## THE REQUEST
Print the lines from the one that contains "Clone this chart in matplotlib." to the one that contains "import numpy as np", inclusive, exactly as they appear, and please drop any pictures.

Figure scripts

= = = = =

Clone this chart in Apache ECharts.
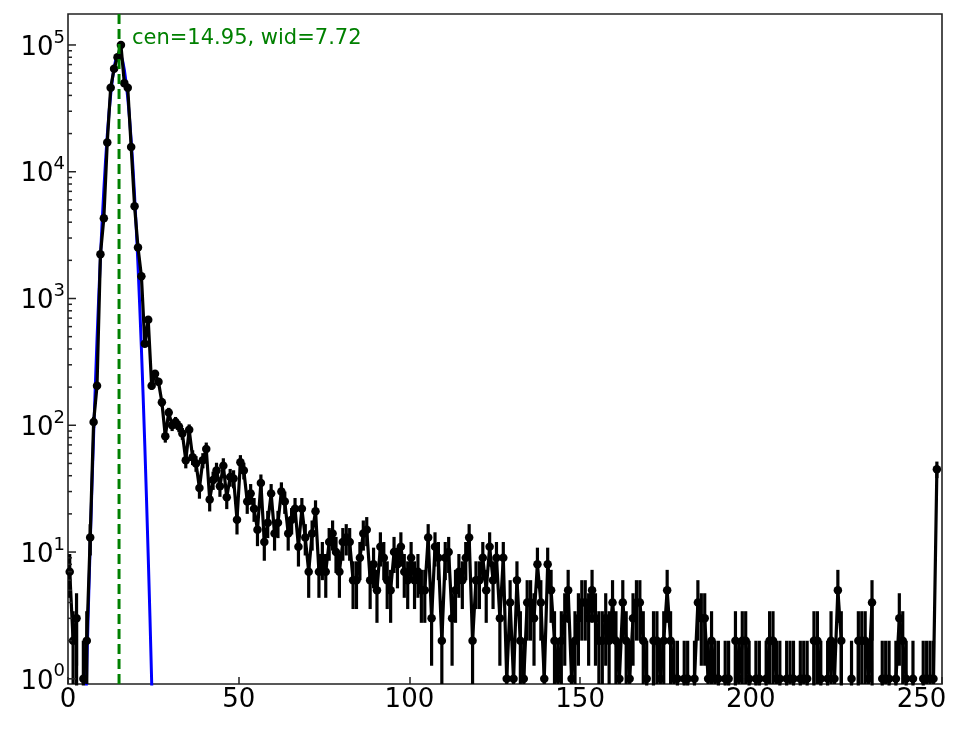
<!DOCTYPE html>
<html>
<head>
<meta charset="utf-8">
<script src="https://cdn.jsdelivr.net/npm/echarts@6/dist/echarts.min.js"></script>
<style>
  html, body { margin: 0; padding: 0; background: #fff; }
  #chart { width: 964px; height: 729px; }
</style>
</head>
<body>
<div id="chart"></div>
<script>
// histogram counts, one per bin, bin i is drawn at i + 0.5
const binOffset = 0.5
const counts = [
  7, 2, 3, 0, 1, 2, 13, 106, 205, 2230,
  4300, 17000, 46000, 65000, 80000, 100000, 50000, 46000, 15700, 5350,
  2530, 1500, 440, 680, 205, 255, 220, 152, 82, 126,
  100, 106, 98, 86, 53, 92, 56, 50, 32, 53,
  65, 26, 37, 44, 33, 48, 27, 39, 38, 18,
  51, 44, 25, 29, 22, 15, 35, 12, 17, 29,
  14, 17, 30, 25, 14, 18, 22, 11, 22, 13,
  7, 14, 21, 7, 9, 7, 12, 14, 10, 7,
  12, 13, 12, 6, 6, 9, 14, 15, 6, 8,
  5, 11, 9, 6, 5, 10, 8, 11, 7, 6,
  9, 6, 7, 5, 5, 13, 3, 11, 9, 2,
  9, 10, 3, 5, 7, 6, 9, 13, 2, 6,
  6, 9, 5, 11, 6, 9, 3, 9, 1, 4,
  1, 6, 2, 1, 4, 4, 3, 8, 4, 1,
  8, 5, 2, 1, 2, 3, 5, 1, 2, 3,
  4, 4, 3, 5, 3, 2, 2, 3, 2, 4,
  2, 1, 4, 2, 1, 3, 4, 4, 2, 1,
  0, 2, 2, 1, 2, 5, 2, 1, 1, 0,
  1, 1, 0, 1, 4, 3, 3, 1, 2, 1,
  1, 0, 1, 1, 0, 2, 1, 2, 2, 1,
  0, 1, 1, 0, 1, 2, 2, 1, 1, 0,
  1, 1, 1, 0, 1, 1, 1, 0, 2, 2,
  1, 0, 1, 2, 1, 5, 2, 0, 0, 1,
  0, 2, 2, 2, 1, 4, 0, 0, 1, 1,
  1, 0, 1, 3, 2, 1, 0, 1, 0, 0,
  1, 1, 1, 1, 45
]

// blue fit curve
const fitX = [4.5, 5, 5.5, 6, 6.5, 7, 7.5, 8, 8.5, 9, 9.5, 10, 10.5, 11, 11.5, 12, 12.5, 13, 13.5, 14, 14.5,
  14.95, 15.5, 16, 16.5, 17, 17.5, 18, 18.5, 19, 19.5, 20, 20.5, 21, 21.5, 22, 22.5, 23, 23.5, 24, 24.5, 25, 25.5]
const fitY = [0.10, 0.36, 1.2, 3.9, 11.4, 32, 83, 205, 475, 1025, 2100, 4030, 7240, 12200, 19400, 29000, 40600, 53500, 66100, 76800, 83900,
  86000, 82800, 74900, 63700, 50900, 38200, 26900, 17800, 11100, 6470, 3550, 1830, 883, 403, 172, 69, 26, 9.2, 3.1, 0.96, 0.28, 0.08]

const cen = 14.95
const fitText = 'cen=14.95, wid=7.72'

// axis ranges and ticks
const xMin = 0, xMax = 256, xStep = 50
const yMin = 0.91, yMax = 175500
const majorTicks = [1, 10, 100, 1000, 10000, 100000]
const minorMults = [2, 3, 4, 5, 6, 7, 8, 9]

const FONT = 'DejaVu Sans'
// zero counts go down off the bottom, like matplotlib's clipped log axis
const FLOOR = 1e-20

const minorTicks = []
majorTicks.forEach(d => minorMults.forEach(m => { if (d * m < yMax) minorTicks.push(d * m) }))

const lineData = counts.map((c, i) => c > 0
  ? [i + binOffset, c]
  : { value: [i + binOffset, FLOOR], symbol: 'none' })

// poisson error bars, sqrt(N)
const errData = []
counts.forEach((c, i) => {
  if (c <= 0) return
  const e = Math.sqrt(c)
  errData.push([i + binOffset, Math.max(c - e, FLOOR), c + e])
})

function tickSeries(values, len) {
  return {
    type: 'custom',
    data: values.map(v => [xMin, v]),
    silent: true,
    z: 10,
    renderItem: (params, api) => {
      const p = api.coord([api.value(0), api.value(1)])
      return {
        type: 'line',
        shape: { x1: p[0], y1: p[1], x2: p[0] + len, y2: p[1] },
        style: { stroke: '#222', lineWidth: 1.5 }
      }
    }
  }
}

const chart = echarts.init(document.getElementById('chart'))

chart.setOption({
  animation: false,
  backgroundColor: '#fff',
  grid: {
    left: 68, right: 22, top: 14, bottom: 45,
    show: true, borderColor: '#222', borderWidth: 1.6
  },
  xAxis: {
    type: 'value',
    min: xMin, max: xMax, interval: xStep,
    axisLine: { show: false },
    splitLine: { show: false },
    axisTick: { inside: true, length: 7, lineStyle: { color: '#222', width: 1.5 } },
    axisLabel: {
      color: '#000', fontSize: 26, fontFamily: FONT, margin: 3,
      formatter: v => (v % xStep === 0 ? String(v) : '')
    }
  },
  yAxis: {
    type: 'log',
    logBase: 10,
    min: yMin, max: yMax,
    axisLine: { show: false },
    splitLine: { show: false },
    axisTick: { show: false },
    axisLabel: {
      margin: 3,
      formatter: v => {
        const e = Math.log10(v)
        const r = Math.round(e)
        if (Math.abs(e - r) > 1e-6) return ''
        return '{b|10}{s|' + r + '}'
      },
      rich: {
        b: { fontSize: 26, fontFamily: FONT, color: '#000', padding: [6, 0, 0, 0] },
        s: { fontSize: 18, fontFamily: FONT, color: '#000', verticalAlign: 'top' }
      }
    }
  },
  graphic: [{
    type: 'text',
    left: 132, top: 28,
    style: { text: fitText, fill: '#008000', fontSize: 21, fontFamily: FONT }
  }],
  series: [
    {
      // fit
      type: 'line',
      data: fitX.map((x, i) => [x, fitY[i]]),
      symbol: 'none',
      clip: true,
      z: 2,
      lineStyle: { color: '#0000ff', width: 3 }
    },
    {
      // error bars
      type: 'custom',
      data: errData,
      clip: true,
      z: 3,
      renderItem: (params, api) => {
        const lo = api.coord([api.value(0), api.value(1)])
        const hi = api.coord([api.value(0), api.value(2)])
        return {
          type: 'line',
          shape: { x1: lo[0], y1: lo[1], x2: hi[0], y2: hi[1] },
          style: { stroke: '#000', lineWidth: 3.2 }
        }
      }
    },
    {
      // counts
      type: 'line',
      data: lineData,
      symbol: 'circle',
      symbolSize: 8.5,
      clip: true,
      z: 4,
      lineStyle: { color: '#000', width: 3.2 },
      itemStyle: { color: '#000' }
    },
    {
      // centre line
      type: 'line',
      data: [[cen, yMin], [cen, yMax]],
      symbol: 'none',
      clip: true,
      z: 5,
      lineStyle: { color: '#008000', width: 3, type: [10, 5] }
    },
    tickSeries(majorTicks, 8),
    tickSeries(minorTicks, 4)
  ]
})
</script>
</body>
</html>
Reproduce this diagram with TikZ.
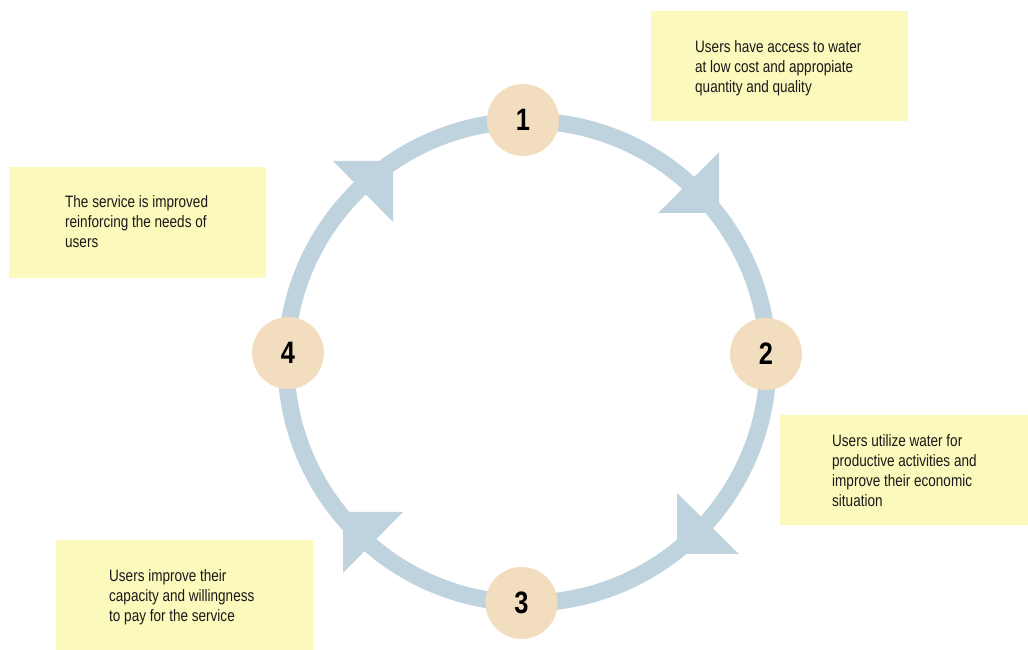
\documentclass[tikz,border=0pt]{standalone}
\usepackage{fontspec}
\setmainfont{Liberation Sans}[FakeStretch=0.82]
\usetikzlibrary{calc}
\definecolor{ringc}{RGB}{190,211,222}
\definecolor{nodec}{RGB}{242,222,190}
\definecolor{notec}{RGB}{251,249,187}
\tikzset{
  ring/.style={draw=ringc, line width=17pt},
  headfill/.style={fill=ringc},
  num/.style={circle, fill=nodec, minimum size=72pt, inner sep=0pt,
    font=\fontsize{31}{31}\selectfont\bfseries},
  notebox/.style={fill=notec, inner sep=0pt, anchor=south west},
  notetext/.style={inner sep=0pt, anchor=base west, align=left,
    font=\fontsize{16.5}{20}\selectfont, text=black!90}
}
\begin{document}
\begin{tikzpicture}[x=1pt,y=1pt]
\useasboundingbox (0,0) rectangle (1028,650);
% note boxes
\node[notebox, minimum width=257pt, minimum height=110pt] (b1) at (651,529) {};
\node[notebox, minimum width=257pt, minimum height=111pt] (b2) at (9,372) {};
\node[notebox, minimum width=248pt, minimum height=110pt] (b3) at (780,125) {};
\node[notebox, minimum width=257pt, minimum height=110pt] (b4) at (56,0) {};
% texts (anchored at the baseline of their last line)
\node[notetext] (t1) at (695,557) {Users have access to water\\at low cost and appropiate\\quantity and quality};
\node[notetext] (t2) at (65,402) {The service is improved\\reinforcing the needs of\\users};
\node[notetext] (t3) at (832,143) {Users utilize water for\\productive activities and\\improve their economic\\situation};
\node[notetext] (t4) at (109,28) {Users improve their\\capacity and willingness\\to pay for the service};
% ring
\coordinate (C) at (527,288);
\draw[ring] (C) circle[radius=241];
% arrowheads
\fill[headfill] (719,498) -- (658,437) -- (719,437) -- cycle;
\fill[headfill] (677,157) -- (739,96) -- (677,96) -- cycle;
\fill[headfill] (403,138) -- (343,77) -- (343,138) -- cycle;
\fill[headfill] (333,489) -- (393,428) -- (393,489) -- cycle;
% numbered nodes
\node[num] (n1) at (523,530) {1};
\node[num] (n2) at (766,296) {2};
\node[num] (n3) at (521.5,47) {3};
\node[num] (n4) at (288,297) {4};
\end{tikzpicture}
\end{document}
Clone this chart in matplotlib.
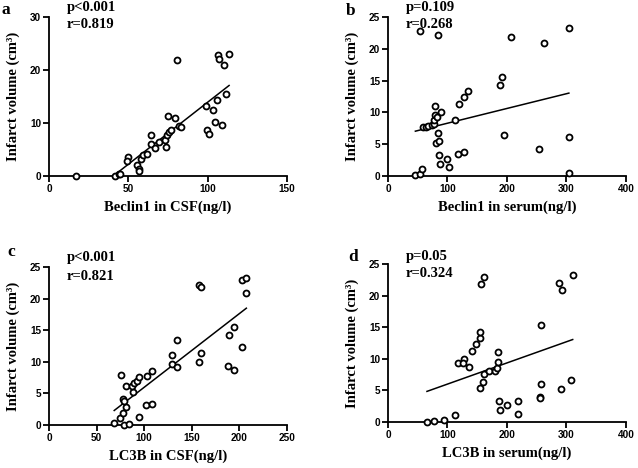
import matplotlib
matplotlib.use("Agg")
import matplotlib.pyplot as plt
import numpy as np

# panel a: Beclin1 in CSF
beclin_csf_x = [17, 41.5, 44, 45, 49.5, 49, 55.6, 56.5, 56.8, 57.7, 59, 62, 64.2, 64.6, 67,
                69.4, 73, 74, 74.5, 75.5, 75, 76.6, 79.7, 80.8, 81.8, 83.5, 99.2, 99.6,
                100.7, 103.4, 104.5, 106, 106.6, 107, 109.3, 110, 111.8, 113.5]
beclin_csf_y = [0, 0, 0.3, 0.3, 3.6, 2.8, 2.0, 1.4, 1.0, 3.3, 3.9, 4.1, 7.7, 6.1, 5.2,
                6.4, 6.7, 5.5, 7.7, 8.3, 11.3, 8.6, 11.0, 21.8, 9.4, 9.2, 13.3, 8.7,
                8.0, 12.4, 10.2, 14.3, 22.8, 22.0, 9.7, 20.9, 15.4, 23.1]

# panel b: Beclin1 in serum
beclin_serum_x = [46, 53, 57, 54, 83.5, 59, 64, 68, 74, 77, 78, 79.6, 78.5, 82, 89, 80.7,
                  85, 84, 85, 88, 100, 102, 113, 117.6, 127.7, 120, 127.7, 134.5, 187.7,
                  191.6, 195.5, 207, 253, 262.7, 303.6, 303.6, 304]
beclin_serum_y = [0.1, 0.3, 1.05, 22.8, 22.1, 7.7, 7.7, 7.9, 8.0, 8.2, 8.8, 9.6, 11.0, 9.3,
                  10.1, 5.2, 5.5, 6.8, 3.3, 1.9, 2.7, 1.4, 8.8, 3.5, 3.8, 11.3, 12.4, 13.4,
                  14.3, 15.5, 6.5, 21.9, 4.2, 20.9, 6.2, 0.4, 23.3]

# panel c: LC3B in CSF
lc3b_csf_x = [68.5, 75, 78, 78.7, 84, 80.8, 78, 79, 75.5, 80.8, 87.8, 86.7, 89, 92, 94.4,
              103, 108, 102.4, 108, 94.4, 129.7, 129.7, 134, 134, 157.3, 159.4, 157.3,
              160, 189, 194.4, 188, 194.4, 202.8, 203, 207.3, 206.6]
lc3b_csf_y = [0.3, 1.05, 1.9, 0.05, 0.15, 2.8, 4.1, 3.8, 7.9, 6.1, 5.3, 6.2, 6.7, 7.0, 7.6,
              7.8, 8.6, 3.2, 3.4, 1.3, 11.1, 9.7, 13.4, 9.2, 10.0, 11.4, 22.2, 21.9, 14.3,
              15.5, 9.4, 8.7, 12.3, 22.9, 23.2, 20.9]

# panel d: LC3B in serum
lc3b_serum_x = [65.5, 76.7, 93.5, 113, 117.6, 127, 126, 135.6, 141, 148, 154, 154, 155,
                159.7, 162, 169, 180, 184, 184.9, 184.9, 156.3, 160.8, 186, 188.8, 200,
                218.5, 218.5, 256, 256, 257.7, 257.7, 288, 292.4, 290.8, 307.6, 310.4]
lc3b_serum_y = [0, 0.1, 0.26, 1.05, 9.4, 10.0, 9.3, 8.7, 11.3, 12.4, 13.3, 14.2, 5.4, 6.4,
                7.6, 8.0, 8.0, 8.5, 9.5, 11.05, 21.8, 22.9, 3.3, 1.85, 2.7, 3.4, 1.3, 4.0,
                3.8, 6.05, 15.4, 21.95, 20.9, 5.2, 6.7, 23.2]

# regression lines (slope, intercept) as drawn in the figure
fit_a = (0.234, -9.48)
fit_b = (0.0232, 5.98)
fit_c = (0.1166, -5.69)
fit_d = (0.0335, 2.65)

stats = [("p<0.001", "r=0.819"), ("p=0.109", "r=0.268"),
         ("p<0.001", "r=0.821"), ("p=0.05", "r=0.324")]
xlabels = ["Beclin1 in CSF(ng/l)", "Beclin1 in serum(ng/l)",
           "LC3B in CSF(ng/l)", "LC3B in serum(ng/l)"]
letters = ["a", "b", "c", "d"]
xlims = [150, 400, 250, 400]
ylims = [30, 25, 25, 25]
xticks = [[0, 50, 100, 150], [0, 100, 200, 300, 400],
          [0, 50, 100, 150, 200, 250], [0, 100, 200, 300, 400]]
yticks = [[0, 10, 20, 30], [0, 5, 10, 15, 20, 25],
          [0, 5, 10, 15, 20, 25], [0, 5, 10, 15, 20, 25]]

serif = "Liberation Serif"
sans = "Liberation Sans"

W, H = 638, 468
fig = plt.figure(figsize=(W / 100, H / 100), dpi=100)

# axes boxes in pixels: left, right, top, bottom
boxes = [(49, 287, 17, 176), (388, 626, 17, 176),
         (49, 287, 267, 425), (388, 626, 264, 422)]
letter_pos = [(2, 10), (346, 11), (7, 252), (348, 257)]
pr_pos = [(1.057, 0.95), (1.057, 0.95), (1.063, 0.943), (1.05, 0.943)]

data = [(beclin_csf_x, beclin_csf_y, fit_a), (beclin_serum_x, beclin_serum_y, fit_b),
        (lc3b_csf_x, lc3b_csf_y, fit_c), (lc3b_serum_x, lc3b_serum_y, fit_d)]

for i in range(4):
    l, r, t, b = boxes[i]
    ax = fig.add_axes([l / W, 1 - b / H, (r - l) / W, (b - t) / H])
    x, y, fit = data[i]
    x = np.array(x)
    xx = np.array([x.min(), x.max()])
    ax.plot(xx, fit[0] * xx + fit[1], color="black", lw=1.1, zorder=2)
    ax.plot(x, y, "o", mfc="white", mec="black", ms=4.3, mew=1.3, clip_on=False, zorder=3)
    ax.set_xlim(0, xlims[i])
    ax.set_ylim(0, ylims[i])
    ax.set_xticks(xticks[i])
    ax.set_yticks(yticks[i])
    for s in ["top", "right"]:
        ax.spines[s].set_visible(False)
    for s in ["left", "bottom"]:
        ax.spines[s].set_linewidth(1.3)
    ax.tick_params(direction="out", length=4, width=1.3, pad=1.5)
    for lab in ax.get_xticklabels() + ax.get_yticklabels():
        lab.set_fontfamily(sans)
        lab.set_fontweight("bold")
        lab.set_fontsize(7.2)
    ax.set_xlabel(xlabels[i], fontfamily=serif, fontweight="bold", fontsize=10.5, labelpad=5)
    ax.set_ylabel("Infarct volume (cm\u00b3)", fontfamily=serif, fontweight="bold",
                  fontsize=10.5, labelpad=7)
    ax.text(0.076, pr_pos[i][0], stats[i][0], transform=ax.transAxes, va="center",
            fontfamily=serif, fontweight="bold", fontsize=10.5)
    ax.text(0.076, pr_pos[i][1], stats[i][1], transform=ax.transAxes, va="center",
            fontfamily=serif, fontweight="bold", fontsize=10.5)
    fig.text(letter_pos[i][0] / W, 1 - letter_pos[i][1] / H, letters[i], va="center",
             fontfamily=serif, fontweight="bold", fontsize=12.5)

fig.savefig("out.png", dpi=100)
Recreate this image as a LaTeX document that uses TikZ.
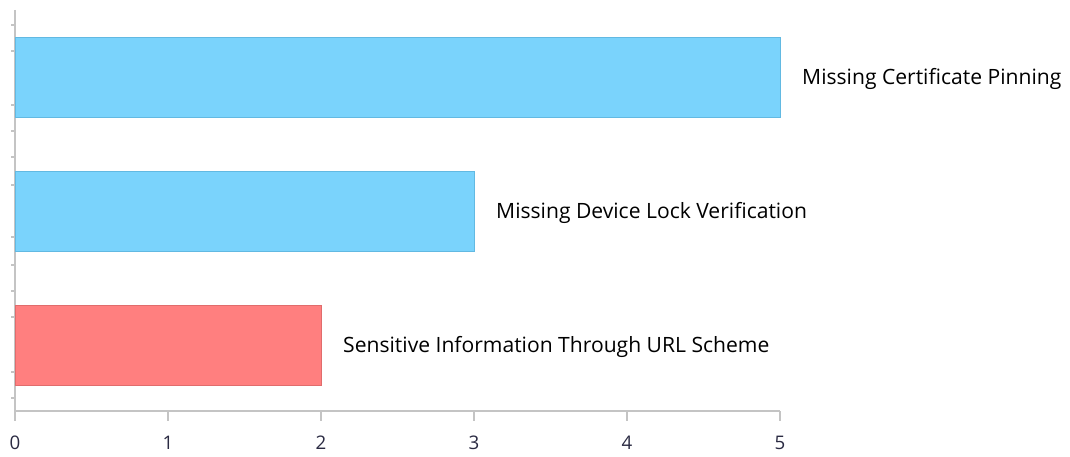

= = = = =

## ANSWER FOR THE TASK
Clone this chart in matplotlib.
import matplotlib
matplotlib.use("Agg")
import matplotlib.pyplot as plt
import numpy as np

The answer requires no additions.